Cenas de um filme que ainda não vimos por aqui: dois homens montam numa lambreta, um muito alto, outro baixinho. O homem alto (1,93 metro) usa um capacete amarelo, que lhe cabe justo. Na cabeça do baixinho (menos de metro e meio), o capacete cinza sobra e balança. Percorrem uma estrada sinuosa, à noite, até encostar numa cantina. Entram na bodega e observam a placa acima da porta: “Está aberto o manicômio!” Alguém toca um acordeom, enquanto eles comem frente a frente. O mais alto fatia a carne para os dois e limpa com um guardanapo o molho de tomate da boca do baixinho, que não se queixa.
Pippo Delbono, 56 anos, ator italiano e diretor de teatro e cinema, é o grandalhão. O pequenino, também ator, 80 anos e 1,49 metro, é conhecido apenas como Bobò. Tem microcefalia, provavelmente com fundo genético.
Os dois homens prosseguem na lambreta até um hotel, onde se deitam, numa cama king size. Escolheram a suíte “fundo do mar”, com golfinhos pintados na parede azul. Cada qual está num canto do leito, bem afastados um do outro. Adormecem. O mais alto acorda no meio da noite. O baixinho canta ou reza pra que o outro volte a dormir.
Quem cuida de quem? Quem protege quem? Duas outras cenas, desta vez da vida real, explicam melhor a relação desses dois: num hospital psiquiátrico, o homem pequenino está triste. Vive encerrado ali há quase meio século – entrou aos 14 anos e já tem 60. Abre a boca e grita, grita e grita, mas não sai nenhum som.
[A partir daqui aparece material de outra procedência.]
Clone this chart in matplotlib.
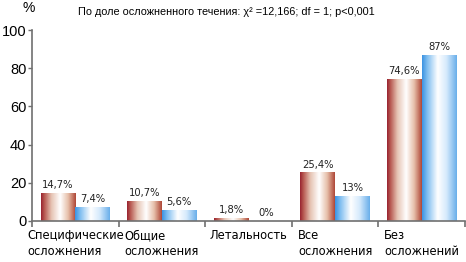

Perto dali, num tablado de teatro, Pippo Delbono se desespera. Acaba de descobrir que tem aids, num tempo em que não era fácil conseguir remédios. Sente um desamparo grande e passa a viver na rua. Berra alto, mas ninguém o escuta. Nesse momento, qual dos dois tem menos voz?
São homens muito diferentes, e são dois homens iguais. Delbono criou o movimento Teatro da Raiva (“funciona como força criadora, porque dentro da raiva também há amor”), venceu importantes prêmios da dramaturgia europeia e tornou-se pupilo de luminares como Pina Bausch e Iben Nagel Rasmussen. Antes disso, até se consolidar no teatro, viveu maus bocados. Na década de 1990, deprimido por causa da doença incurável, decidiu buscar paz entre semelhantes. “Me chamam de louco, então vou me unir aos que são tachados assim”, dizia o ator, aos que perguntavam por que decidira dar aulas de teatro num manicômio. No hospital psiquiátrico de Aversa, cidade vizinha à sua Napoli, ele conheceu o homem pequenino – surdo, analfabeto, mudo, a quem todos chamavam Bobò. Delbono jamais ouvira falar antes em microcefalia. Quis saber por que o homenzinho (cujo nome, ele viu na ficha, é Vincenzo Cannavacciuolo) tinha aquele apelido. Ele estava lá há tanto tempo que ninguém mais sabia.